94. O'NEILL, Eugene. The Emperor Jones. NY: Boni & Liveright, 1928. The limited edition of this experimental play by the Nobel Prize winning author and three-time Pulitzer Prize winner for drama. This edition, published eight years after the first edition, has illustrations by Alexander King, and is bound in an attractive Art Deco binding. Of a total edition of 775, this is one of 750 numbered copies signed by the author. A fine copy, in a fine dust jacket -- and very scarce thus -- in a fair slipcase cracked along two edges.
95. O'NEILL, Eugene. The Hairy Ape. NY: Horace Liveright, 1929. Another limited edition published several years after the first edition, again with illustrations by Alexander King and published in a format uniform with that of The Emperor Jones, in an attractive binding of cloth and handmade paste paper and illustrated dust jacket. Of a total edition of 775, this is copy #14 of 750 numbered copies signed by the author. A fine copy, in a near fine, spine-tanned dust jacket, in a (married) slipcase (#37) worn at the corners.
96. (Oglala Sioux). BROWN, Joseph Epes. The Sacred Pipe. Norman: U. of Oklahoma Press (1953). "Black Elk's Account of the Seven Rites of the Oglala Sioux," recorded and edited by Brown. Dictated by Black Elk three years before he died, The Sacred Pipe gives a much more detailed description of the material Black Elk earlier recounted to John G. Neihardt, which was published in Black Elk Speaks, and it includes accounts of some ceremonies not described to Neihardt at all. One of the classic, seminal texts of Native American spirituality, which was rediscovered by the 1960s counterculture and helped to provide a view of the American Indian cosmology far more elaborate and refined than had previously been widely acknowledged. Fine in a somewhat spine-faded, very good dust jacket with modest wear to the edges and rubbing to the spine folds.

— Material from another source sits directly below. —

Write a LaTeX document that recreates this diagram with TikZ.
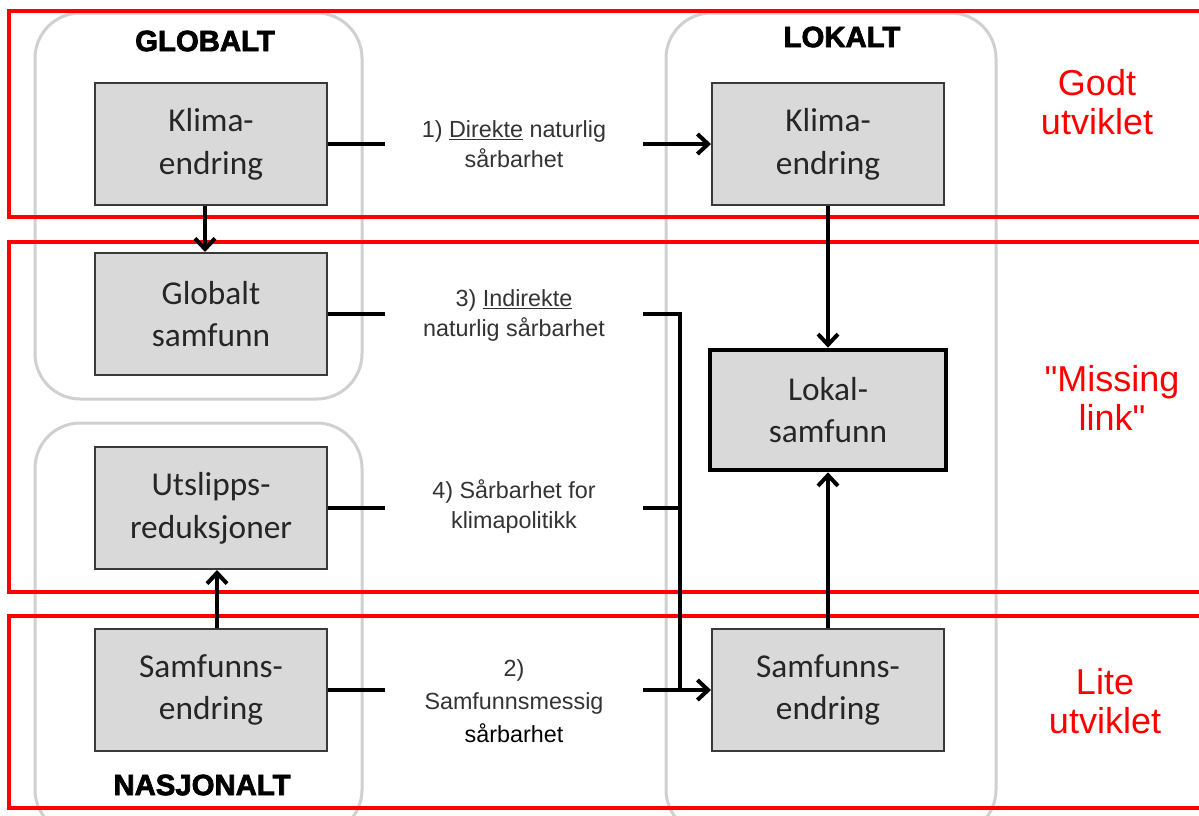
\documentclass[tikz,border=0pt]{standalone}
\usepackage{fontspec}
\setmainfont{Liberation Sans}
\newfontfamily\boxfont{Carlito}
\newfontfamily\redfont{Liberation Sans}
\newfontfamily\titlefont[FakeBold=2.5]{Liberation Sans Bold}
\usetikzlibrary{arrows.meta}
\definecolor{boxfill}{HTML}{D9D9D9}
\definecolor{boxline}{HTML}{3A3A3A}
\definecolor{boxtext}{HTML}{262626}
\definecolor{labtext}{HTML}{333333}
\definecolor{areagray}{HTML}{D0D0D0}
\begin{document}
\begin{tikzpicture}[x=0.75pt,y=-0.75pt,
 box/.style={draw=boxline, line width=1.5pt, fill=boxfill, minimum width=174pt, minimum height=91.5pt, inner sep=0pt, align=center, font=\boxfont\fontsize{25}{32}\selectfont, text=boxtext},
 lab/.style={minimum width=193.5pt, inner sep=0pt, align=center, font=\fontsize{17.5}{22.5}\selectfont, text=labtext},
 ttl/.style={font=\titlefont\fontsize{22}{24}\selectfont},
 rlab/.style={text=red, align=center, font=\redfont\fontsize{27}{29}\selectfont},
 area/.style={draw=areagray, line width=2.25pt, rounded corners=34pt},
 band/.style={draw=red, line width=3pt},
 conn/.style={line width=3pt},
 arr/.style={conn, -{Straight Barb[length=8pt,width=15pt]}}
]
\useasboundingbox (0,0) rectangle (1199,815);
\clip (0,0) rectangle (1199,815);
% grey areas
\draw[area] (35,13) rectangle (362,399);
\draw[area] (35,423) rectangle (362,835);
\draw[area] (666,13) rectangle (996,835);
% red bands
\draw[band] (9,11) rectangle (1230,217);
\draw[band] (9,242) rectangle (1230,592);
\draw[band] (9,616) rectangle (1230,808);
% titles
\node[ttl] (tg) at (205,41) {GLOBALT};
\node[ttl] (tl) at (842,37) {LOKALT};
\node[ttl] (tn) at (202,785) {NASJONALT};
% red labels
\node[rlab] (r1) at (1097,102) {Godt\\utviklet};
\node[rlab] (r2) at (1112,398) {"Missing\\link"};
\node[rlab] (r3) at (1105,701) {Lite\\utviklet};
% boxes
\node[box] (gk) at (211,144) {Klima-\\endring};
\node[box] (gs) at (211,314) {Globalt\\samfunn};
\node[box] (us) at (211,508) {Utslipps-\\reduksjoner};
\node[box] (ns) at (211,690) {Samfunns-\\endring};
\node[box] (lk) at (828,144) {Klima-\\endring};
\node[box, draw=black, line width=3.5pt, minimum width=177pt, minimum height=90pt] (lo) at (828,410) {Lokal-\\samfunn};
\node[box] (ls) at (828,690) {Samfunns-\\endring};
% connector labels
\node[lab] (l1) at (514,144) {1) \underline{Direkte} naturlig\\sårbarhet};
\node[lab] (l3) at (514,315) {3) \underline{Indirekte}\\naturlig sårbarhet};
\node[lab] (l4) at (514,507) {4) Sårbarhet for\\klimapolitikk};
\node[lab, font=\fontsize{17.5}{25}\selectfont] (l2) at (514,701) {2)\\Samfunnsmessig\\\textcolor{black}{sårbarhet}};
\coordinate (j) at (680,690);
% connectors
\draw[conn] (gk.east) -- (gk.east -| l1.west);
\draw[arr] (l1.east |- lk.west) -- (lk.west);
\draw[conn] (gs.east) -- (gs.east -| l3.west);
\draw[conn] (gs.east -| l3.east) -- (gs.east -| j) -- (j);
\draw[conn] (us.east) -- (us.east -| l4.west);
\draw[conn] (us.east -| l4.east) -- (us.east -| j);
\draw[conn] (ns.east) -- (ns.east -| l2.west);
\draw[arr] (ns.east -| l2.east) -- (ls.west);
\draw[arr] ([xshift=-4.5pt]gk.south) -- ([xshift=-4.5pt]gs.north);
\draw[arr] ([xshift=4.5pt]ns.north) -- ([xshift=4.5pt]us.south);
\draw[arr] (lk.south) -- (lo.north);
\draw[arr] (ls.north) -- (lo.south);
\end{tikzpicture}
\end{document}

97. OLSON, Charles. This. Black Mountain: Black Mountain College, 1952. Folio, issued as Black Mountain Broadside No. 1. Designed by Nicola Cernovich, and produced while Olson was a teacher at the college. 18" x 25". An early piece by Olson, who became one of the most influential writers of his time both because of his own writing--as a poet and a critic, in particular his writings on poetic theory--and because of his position as a teacher at, and later Rector of, Black Mountain, a small, innovative Southern college, which invited a number of the leading figures in the arts to teach or study there and thus became an important avant garde cultural center during the years of its existence. This is a single long poem, on a sheet that is folded in fourths, as issued. The "cover" contains a multi-colored image of a sun or fireball, and the sheet opens vertically to present Olson's poem on a single, long vertical "page" -- 9" x 25". Olson had published only one book at this point in his career, a study of Melville entitled Call Me Ishmael. In 1952 he traveled to the Yucatan to study the hieroglyphic statuary of the ancient Maya, with a view toward attempting to understand those then-undeciphered writings as a form of concrete poetry. His volume, Mayan Letters, was published the following year, as was the first volume of what came to be his masterwork, the Maximus Poems. A scarce, attractive and early piece by one of the most important writers of his time. Fine.